Più governo politico di unità nazionale di così, si muore!
Ma non bisogna dirlo!
Perché in Italia unità nazionale è sinonimo di inciucio e politico è colui che ruba, malversa e sgoverna. L'operazione Monti, nella sua ingegnosità, è quasi perfetta, ma ha solo una grande incognita: chi dopo le elezioni politiche avrà la forza, l'intelligenza e la capacità politica di porre in essere una strategia atta a spostare, almeno in parte, l'equilibrio europeo a nostro favore, ovvero di poter modificare i diktat della Merkel?

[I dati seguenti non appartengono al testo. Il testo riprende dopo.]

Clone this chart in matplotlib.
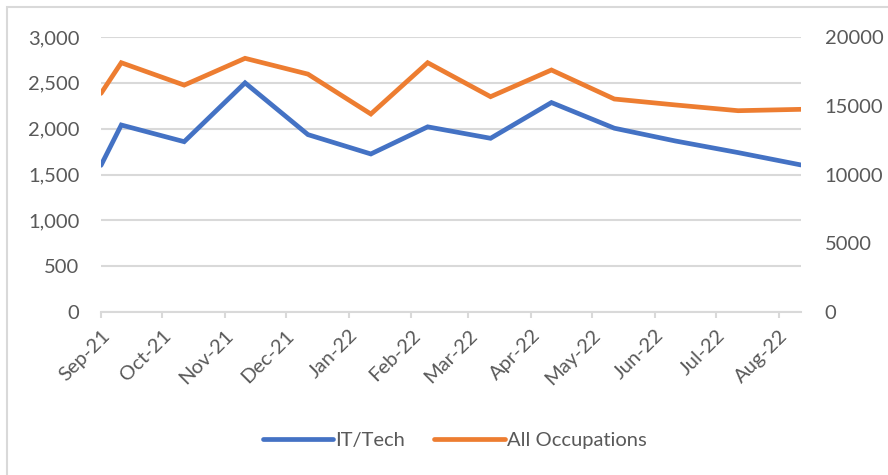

Monti, in questo campo, qualche cosa ha realizzato. Certo all'orizzonte non si vedono molte aquile, né le idee sono molto chiare, ed è per questo che si parla molto di un Monti bis.
Perché, alle elezioni politiche del 2013, se non si riuscirà a creare uno schieramento largamente maggioritario, sarà non solo inevitabile, ma persino auspicabile che Monti ritorni in ballo.
Dopotutto è il primo presidente del consiglio della Repubblica Italiana che ha avuto contemporaneamente l'appoggio della destra, del centro e della sinistra.
Ma noi non disperiamo, anzi siamo convinti che qualcosa di nuovo e di positivo verrà fuori.
In questo ci soccorre la definizione di un diplomatico inglese: «Gli Italiani sono bravissimi a tirarsi fuori dalle situazioni più disperate, in cui neanche loro sanno bene come si sono cacciati».